Updated

The rain that started trickling into Texas in the fall may finally be making a dent in Dallas, but the rest of the massive state is still a long way off from being out of a historic drought, and climate experts are warning against any premature partying.

"It's still a very tenuous situation," said National Weather Service meteorologist Victor Murphy. "Water concerns are a high priority. If we have a dry spring and a hot summer it will be a very perilous situation."

The good news comes from the U.S. Drought Monitor map, a weekly analysis of dryness in the country. It indicated Thursday that the Dallas-Fort Worth region and a swath of North Texas stretching to the state's border with Oklahoma and Arkansas are officially out of drought for the first time since July. As a result, about 6.4 million people in the nation's fourth most-populous urban area will enjoy fuller lakes and greener trees.

But this makes up less than 5 percent of Texas, and the downside is t hat the same data shows that parts of the state still in severe or exceptional drought has actually increased in the past week by 2 percent to 27.36 percent. In addition, almost 60 percent of the state is in some form of severe drought.

"Texas is so big you can't talk about the whole state in generalized terms," said Brian Fuchs, a climatologist with the National Drought Mitigation Center who helps draft the map. "As you go into summer again some of these areas are still very prone because of the damage that's been done."

The Drought Monitor is a map that is compiled by the University of Nebraska's National Drought Mitigation Center in cooperation with the U.S. National Oceanic and Atmospheric Administration and several other agencies. Meteorologists and climate experts look at everything from rainfall to soil saturation to create the map, and sometimes look at information dating back months and years, Fuchs said.

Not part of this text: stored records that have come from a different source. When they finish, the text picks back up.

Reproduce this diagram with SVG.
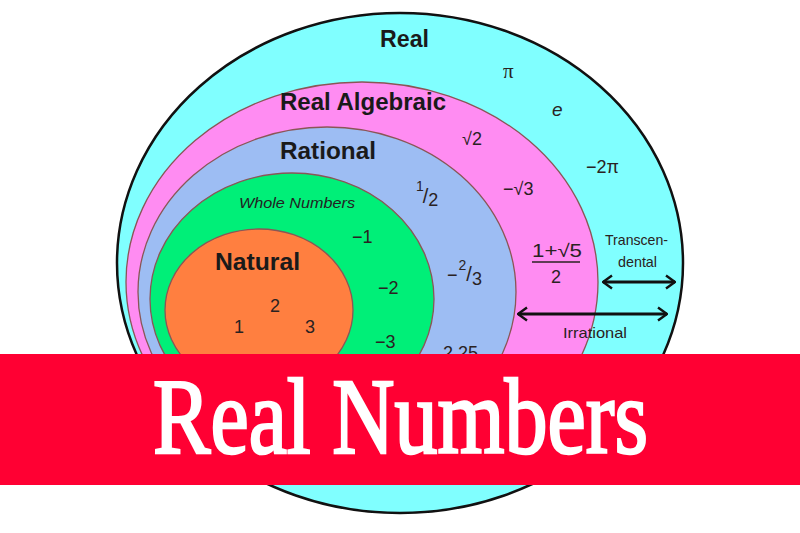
<svg xmlns="http://www.w3.org/2000/svg" width="800" height="533" viewBox="0 0 800 533">
<style>
.set{stroke:#8a5656;stroke-width:1.3}
.lbl{font-family:"Liberation Sans",Arial,sans-serif;font-weight:bold;font-size:24px;fill:#1a1a1a}
.num{font-family:"Liberation Sans",Arial,sans-serif;font-size:18px;fill:#2a2222}
.sm{font-family:"Liberation Sans",Arial,sans-serif;font-size:15px;fill:#2a2222}
.arr{fill:none;stroke:#111;stroke-width:2.8}
</style>
<defs>
<marker id="chev" viewBox="0 0 11 16" refX="10" refY="8" markerWidth="11" markerHeight="16" markerUnits="userSpaceOnUse" orient="auto-start-reverse">
<path d="M1,1.5 L10,8 L1,14.5" fill="none" stroke="#111" stroke-width="2.4"/>
</marker>
</defs>
<rect width="800" height="533" fill="#ffffff"/>
<g id="real">
<ellipse cx="400" cy="263" rx="283" ry="250" fill="#80ffff" stroke="#111" stroke-width="2.5"/>
</g>
<g id="real-algebraic">
<ellipse class="set" cx="362" cy="282" rx="236" ry="200" fill="#ff8cf2"/>
</g>
<g id="rational">
<ellipse class="set" cx="327" cy="292" rx="189" ry="165" fill="#9dbdf3"/>
</g>
<g id="whole">
<ellipse class="set" cx="292" cy="299" rx="142" ry="126" fill="#00ef78"/>
</g>
<g id="natural">
<ellipse class="set" cx="259" cy="310" rx="94" ry="81" fill="#ff7f40"/>
</g>
<g id="labels">
<text class="lbl" x="380" y="47" textLength="49" lengthAdjust="spacingAndGlyphs">Real</text>
<text class="lbl" x="280" y="110" textLength="166" lengthAdjust="spacingAndGlyphs">Real Algebraic</text>
<text class="lbl" x="280" y="159" textLength="96" lengthAdjust="spacingAndGlyphs">Rational</text>
<text class="lbl" x="215" y="270" textLength="85" lengthAdjust="spacingAndGlyphs">Natural</text>
<text x="239" y="208" font-family="Liberation Sans,Arial,sans-serif" font-style="italic" font-size="15" fill="#222" textLength="116" lengthAdjust="spacingAndGlyphs">Whole Numbers</text>
</g>
<g id="numbers">
<text x="503" y="78" font-family="Liberation Serif,serif" font-size="21" fill="#2a2222">π</text>
<text x="552" y="116" font-family="Liberation Sans,Arial,sans-serif" font-style="italic" font-size="19" fill="#2a2222">e</text>
<text class="num" x="462" y="145">√2</text>
<text class="num" x="586" y="173">−2π</text>
<text class="num" x="503" y="195">−√3</text>
<text class="num" x="416" y="191"><tspan font-size="14">1</tspan><tspan font-size="20" dy="12" dx="-1">/</tspan><tspan dy="3">2</tspan></text>
<text class="num" x="352" y="243">−1</text>
<text class="num" x="378" y="294">−2</text>
<text class="num" x="375" y="348">−3</text>
<text class="num" x="447" y="281">−<tspan font-size="14" dy="-11" dx="1">2</tspan><tspan font-size="20" dy="11">/</tspan><tspan dy="4">3</tspan></text>
<text class="num" x="270" y="312">2</text>
<text class="num" x="234" y="333">1</text>
<text class="num" x="305" y="333">3</text>
<text class="num" x="443" y="359">2.25</text>
<text class="num" x="532" y="257" textLength="50" lengthAdjust="spacingAndGlyphs">1+√5</text>
<line x1="532" y1="262" x2="580" y2="262" stroke="#2a2222" stroke-width="1.6"/>
<text class="num" x="551" y="283">2</text>
<text class="sm" x="605" y="245" textLength="63" lengthAdjust="spacingAndGlyphs">Transcen-</text>
<text class="sm" x="618" y="267" textLength="39" lengthAdjust="spacingAndGlyphs">dental</text>
<text class="sm" x="563" y="338" textLength="64" lengthAdjust="spacingAndGlyphs">Irrational</text>
</g>
<g id="connectors">
<line class="arr" x1="603" y1="282" x2="675" y2="282" marker-start="url(#chev)" marker-end="url(#chev)"/>
<line class="arr" x1="518" y1="314" x2="667" y2="314" marker-start="url(#chev)" marker-end="url(#chev)"/>
</g>
<g id="banner">
<rect x="0" y="354" width="800" height="131" fill="#ff0033"/>
<text x="153" y="453" font-family="Liberation Serif,'Times New Roman',serif" font-size="107" fill="#ffffff" stroke="#ffffff" stroke-width="2.6" textLength="495" lengthAdjust="spacingAndGlyphs">Real Numbers</text>
</g>
</svg>
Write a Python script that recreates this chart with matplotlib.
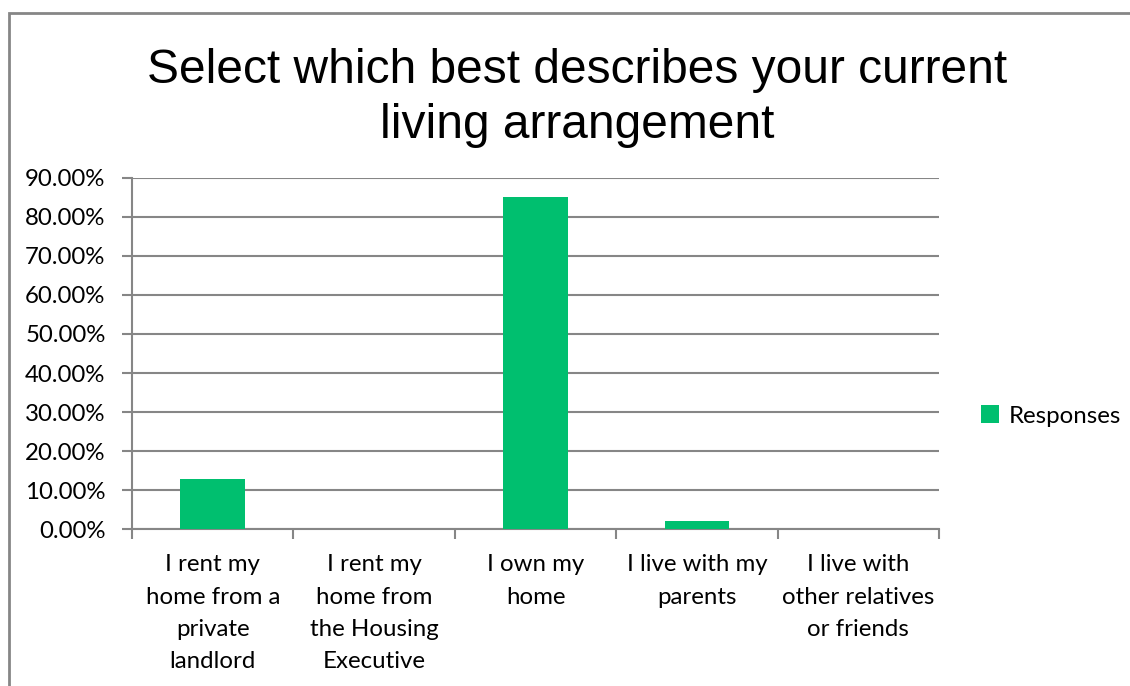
import matplotlib.pyplot as plt
from matplotlib.patches import Rectangle
from matplotlib.ticker import FuncFormatter
import numpy as np

categories = ["I rent my\nhome from a\nprivate\nlandlord",
              "I rent my\nhome from\nthe Housing\nExecutive",
              "I own my\nhome",
              "I live with my\nparents",
              "I live with\nother relatives\nor friends"]
responses = [12.77, 0.0, 85.11, 2.13, 0.0]
yticks = [0, 10, 20, 30, 40, 50, 60, 70, 80, 90]

green = '#00BF6F'
grey = '#868686'
lab_font = 'Lato'

fig = plt.figure(figsize=(11.3, 6.86), dpi=100)
ax = fig.add_axes([0.1168, 0.2284, 0.7142, 0.5126])

x = np.arange(len(categories))
ax.bar(x, responses, width=0.4, color=green, label='Responses', zorder=3)

ax.set_xlim(-0.5, len(categories) - 0.5)
ax.set_ylim(0, 90)
ax.set_yticks(yticks)
ax.yaxis.set_major_formatter(FuncFormatter(lambda v, p: '%.2f%%' % v))
ax.grid(axis='y', color=grey, linewidth=1.5, zorder=0)

# category labels at the centres, tick marks on the boundaries
ax.set_xticks(x)
ax.set_xticklabels(categories, fontsize=17.3, fontfamily=lab_font, linespacing=1.66)
ax.tick_params(axis='x', which='major', length=0, pad=18)
ax.set_xticks(np.arange(-0.5, len(categories)), minor=True)
ax.tick_params(axis='x', which='minor', length=7, width=1.5, color=grey, direction='out')
ax.tick_params(axis='y', length=7, width=1.5, color=grey, pad=12,
               labelsize=17.3, direction='out')
for t in ax.get_yticklabels():
    t.set_fontfamily(lab_font)

for s in ['top', 'right']:
    ax.spines[s].set_visible(False)
for s in ['left', 'bottom']:
    ax.spines[s].set_color(grey)
    ax.spines[s].set_linewidth(1.5)

fig.text(0.511, 0.857, "Select which best describes your current\nliving arrangement",
         ha='center', va='center', fontsize=34.5, fontfamily='Liberation Sans',
         linespacing=1.28)

leg = ax.legend(loc='center left', bbox_to_anchor=(1.025, 0.322), frameon=False,
                prop={'family': lab_font, 'size': 17.3}, handlelength=0.75,
                handleheight=0.75, handletextpad=0.4)

# chart area border (runs off the right and bottom edges)
fig.patches.append(Rectangle((9 / 1130, -0.1), 1.2, 0.1 + 1 - 13 / 686,
                             transform=fig.transFigure, fill=False,
                             edgecolor=grey, linewidth=2))

fig.savefig('out.png', dpi=100)
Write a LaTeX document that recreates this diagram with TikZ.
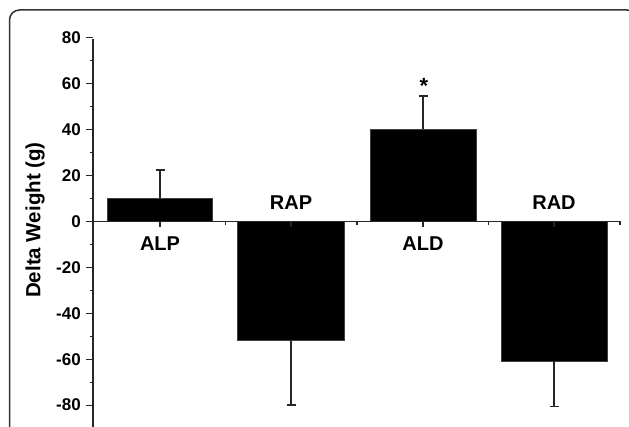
\documentclass[tikz,border=0pt]{standalone}
\usepackage{fontspec}
\setmainfont{Liberation Sans}
\begin{document}
\begin{tikzpicture}[x=1pt,y=-1pt,
  barbox/.style={fill=black,draw=black!75,line width=0.6pt},
  errline/.style={line width=1.2pt,draw=black!85},
  catlab/.style={font=\fontsize{20}{22}\selectfont\bfseries, inner sep=0pt},
  ticklab/.style={font=\fontsize{17}{19}\selectfont\bfseries, anchor=east, inner sep=0pt},
  axisline/.style={line width=1.2pt,draw=black!85}]
\useasboundingbox (0,0) rectangle (629,427);
\begin{scope}
\clip (0,0) rectangle (629,427);
\draw[line width=1.5pt, draw=black!80, rounded corners=10pt] (9.5,10) rectangle (637,460);
\end{scope}
% y axis
\draw[axisline] (93,39) -- (93,427);
\foreach \v in {80,60,40,20,0,-20,-40,-60,-80}{
  \pgfmathsetmacro{\yy}{221.5-\v*2.295}
  \draw[axisline] (86,\yy) -- (93,\yy);
  \node[ticklab] (t\v) at (81,\yy) {\v};
}
\foreach \v in {70,50,30,10,-10,-30,-50,-70}{
  \pgfmathsetmacro{\yy}{221.5-\v*2.295}
  \draw[axisline] (89.5,\yy) -- (93,\yy);
}
\node[font=\fontsize{20.5}{22}\selectfont\bfseries, rotate=90, inner sep=0pt] (ytitle) at (35,220) {Delta Weight (g)};
% bars
\draw[barbox] (107,221.5) rectangle (212.5,198.5);
\draw[barbox] (237.5,221.5) rectangle (344,340.7);
\draw[barbox] (370,221.5) rectangle (476,129);
\draw[barbox] (501,221.5) rectangle (607.5,361);
% zero line and ticks
\draw[axisline] (93,221.5) -- (620,221.5);
\foreach \x in {160,291,423,554}{
  \draw[axisline] (\x,221.5) -- (\x,227.5);
}
\foreach \x in {225.5,357,488.5,620}{
  \draw[axisline] (\x,221.5) -- (\x,225.5);
}
% error bars
\draw[errline] (160,198.5) -- (160,170) (156,170) -- (164.5,170);
\draw[errline] (291,340.7) -- (291,405) (287,405) -- (295.5,405);
\draw[errline] (423,129) -- (423,96) (419,96) -- (427.5,96);
\draw[errline] (554,361) -- (554,406.3) (550,406.3) -- (558.5,406.3);
% labels
\node[catlab] (alp) at (160,243.5) {ALP};
\node[catlab] (rap) at (291,202.5) {RAP};
\node[catlab] (ald) at (423,243.5) {ALD};
\node[catlab] (rad) at (554,202.5) {RAD};
\node[font=\fontsize{22}{24}\selectfont\bfseries, inner sep=0pt] (star) at (424,86) {*};
\end{tikzpicture}
\end{document}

The trend in Dallas is encouraging, he said, but he noted North Texas was the last area of the state to fall into drought, so recovery was easier.

"Does it help? Yes, it does. But does it mean conditions are where they were pre-drought? No," Fuchs said.

The drought in Texas, parts of Oklahoma, Arkansas, New Mexico and Louisiana began about a year ago, and some areas have been getting less than half the normal amount of rainfall.

For Texas, the situation has been especially dire because of its size. The state makes up nearly 7 percent of the land mass of the Lower 48, and the drought's severity has impacted everything from cattle numbers to bird migration and the health of the Gulf of Mexico. Ranchers have culled their herds, likely driving up future beef prices, while a devastated hay crop in the south has caused hay prices to spike.

The drought's impact will be felt for years, Fuchs said. In Texas, for example, ranchers reduced their herd size by an average of 38 percent — or between 600,000 to 800,000 head of cattle — causing a 12 percent to 16 percent drop in the nation's supply. It will take several years of calving, restocking and importing cattle to get the numbers back up.

Nebraska, meanwhile, had a good hay crop this year. Farmers there are trucking their hay south to sell for a high price, leaving some of the state's own ranchers high and dry, Fuchs said. In Missouri, there are reports of cattle farmers selling off their herds because they can't buy hay at the steep prices driven by the southern dilemma, he added.

"And now you start looking at how it trickles through the country, not only the region," Fuchs said.

Texas State Climatologist John Nielsen-Gammon said it's encouraging that the North Texas soil is now saturated, and he thinks the region's hay crop could be decent this season. But in parts of West and Central Texas, where some rain helped with an initial planting of winter wheat, an onset of drier conditions and dust is harming the crop, another key ingredient for ranching.

"I think things are going as well as we could hope for," Nielsen-Gammon said, but added, "The key going forward is to manage our supplies under the assumption that we're going to have a second year of drought."